Dents on the shoulder are the first sign of too much lube on the brass or a build up of lube in the die itself.

moosehunt
March 13, 2008, 02:35 PM
Almost certainly too much lube. Only a very thin film is required, and ideally, though not practical, none on the shoulder. It's lube on the shoulder that causes the dents. Also note that the dents don't hurt anything, just esthetics. To clean off the lube, just wipe them with a rag or paper towel. No need at all to go through all that washing stuff.

ReloaderFred
March 13, 2008, 02:56 PM
Your .30-30 brass is relatively thin and won't need a whole lot of lube, just enough to prevent the case sticking in the die.

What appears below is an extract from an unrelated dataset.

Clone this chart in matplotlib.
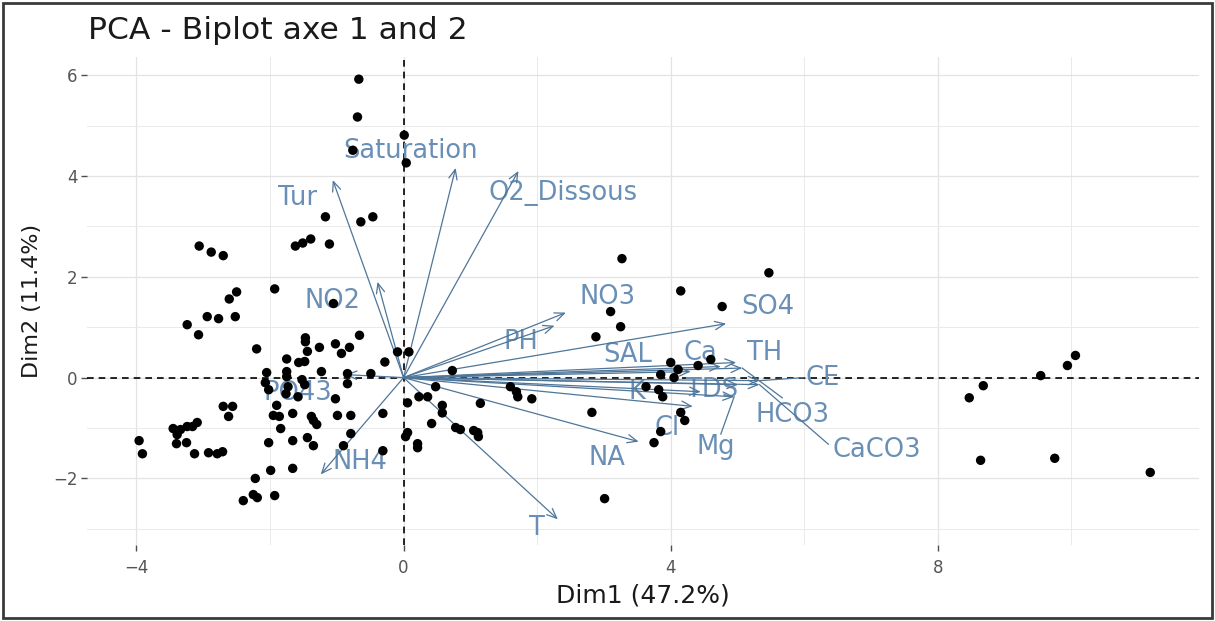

Just make sure you and your daughter wash your hands after handling anything to do with lead. That's about the only precaution you need to take, other than not putting your hands/fingers in your mouth prior to washing.

Hope this helps.

Fred

Steve C
March 13, 2008, 03:15 PM
The best lube I've found is Imperial sizing lube. Comes in a tin like shoe polish. Very little is used to lube the case.

Eb1
March 13, 2008, 03:18 PM
Thanks. Yes, she just watches me, and she now knows all the components.

Anyway.
I think it was too much lube, but I did set the pin to a more reasonable depth as well in the process of elimination. On the later cases I did not get this dent because I was lubing sparingly with the opinion that some lube was being left on the die. So a little here and a little in the die would work, and it did.

mainebear
March 13, 2008, 09:27 PM
The 30-30 round is also one of the most "tender" for lack of a better word. It's not unusual to spoil a few of them regardless of what type of lube you use while trying to set the crimp. If that's what's happening, just don't crimp them, but instead use a Lee Factory Crimp Die as your last step. You may find that this will solve your problems. Works for a whole bunch of us up here in Northern Maine.

Eb1
March 13, 2008, 10:27 PM
mainebear,
it was the RCBS resizing die. I got the factory crimp die down pat now. Yeah that took awhile as well. Thanks for the advice.

Rock_Steady
March 14, 2008, 09:02 AM
I got rid of the problem by trimming all my brass to identical lengths - no change in cleaning or case lube.

moosehunt
March 14, 2008, 05:12 PM
Hello? You should resize before you trim. After trimming, they don't see the sizer die until after they're shot.